As our drive continued through which appeared to be a highway through a forest, reminding me a lot of northern Michigan; I noticed peddlers on the side of the rode selling berries and other food items, I also noticed young girls scantly dressed, and without me asking Zenon replied that prostitution is legal in Poland! I was shocked as Poland is almost all Catholic.

We drove directly to Jon Zalewski’s home (the husband of my late cousin Irena Korytkowska). He wanted us to stay there, but I was not comfortable with that (as I had an asthma attack due to his 4 cats); we explained that we had already made some traveling plans. He went with us to meet Marianna Korytkowska, Irena’s half sister. We were greeted with an angry no,  and asked to come back tomorrow at 6pm. I was a little confused by this, and thought perhaps she does not like me. Jon insisted that we go to the cemetery where Irena is buried. I took several pictures of the graves of Irena, her sister Krystna, and Kazimerz their father, my uncle.

Kazimierz, my uncle.
Lomza Cemetery at Mikolaja street
Lomza Cemetery at Mikolaja street.
At the fresh grave of Jon's wife Irena.
At the fresh grave of Jon’s wife Irena.
Irena died only a few months before my visit..
Irena died only a few months before my visit..

After taking Jon home and promising to return soon for coffee, we went to the B&B Mohito in Lomza to check in, my room was on the 3rd floor; with a private bath and single bed and a window. I realized there is no air-conditioning and only a fan! The window, which is 1 pane of glass, opens 2 different ways, to the side or from the top and there are no screens (apparently this is common throughout Poland), they usually just use a sheer curtain at the door for a screen.
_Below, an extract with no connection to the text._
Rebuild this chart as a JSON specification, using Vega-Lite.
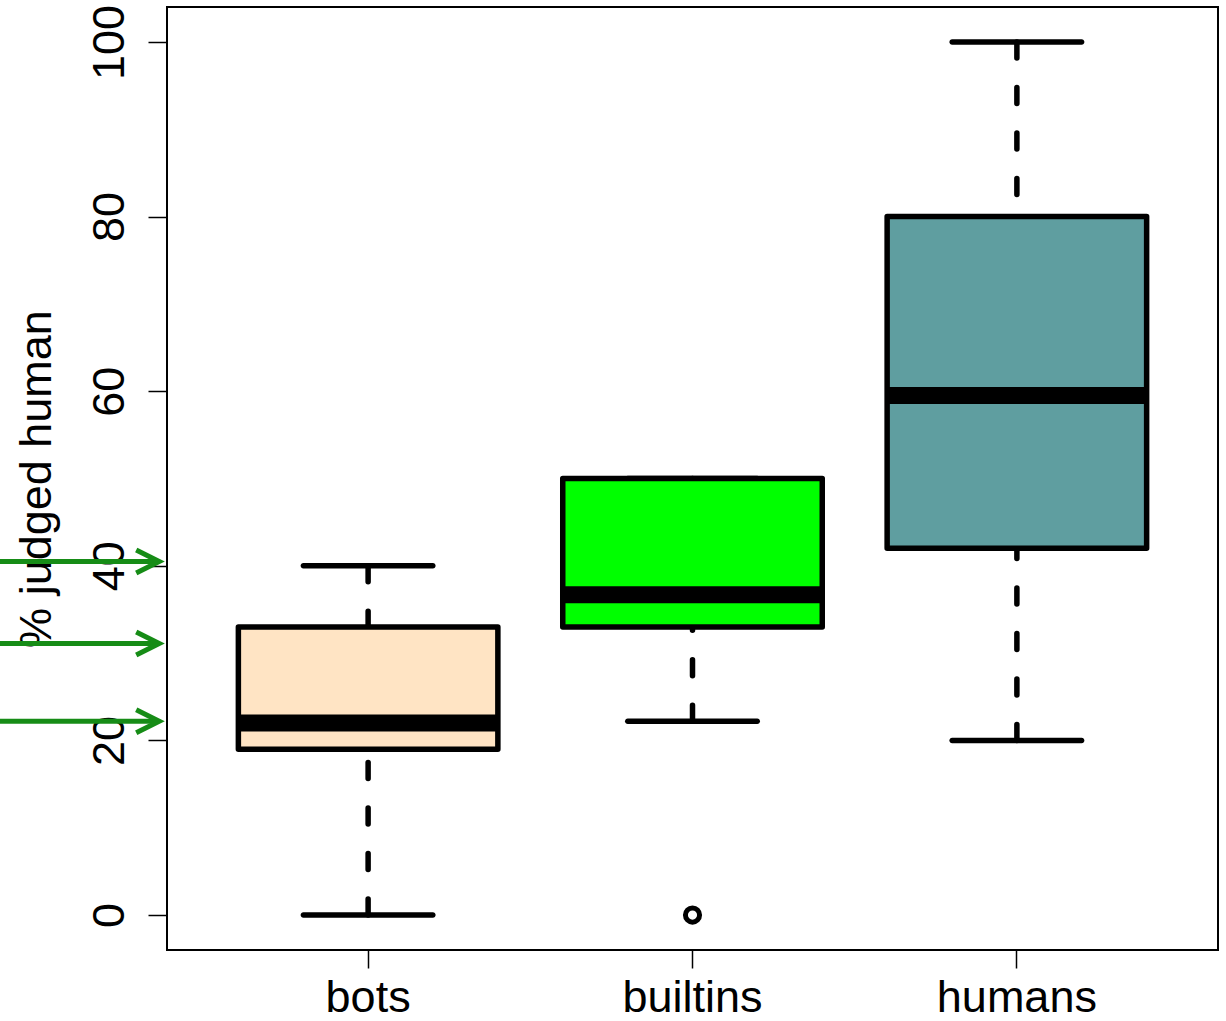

After settling in, we went for dinner at Barnowski’s lodge; I had Pork chop, kraut, boiled potatoes. My first impression of Zenon is he reminds me of my son Bob, but very quite, unless you are speaking of a topic of his interest; I’ve decided I am going to have to ask questions about everything if I want information. After dinner I went for a walk on my own and back to the B&B completely exhausted.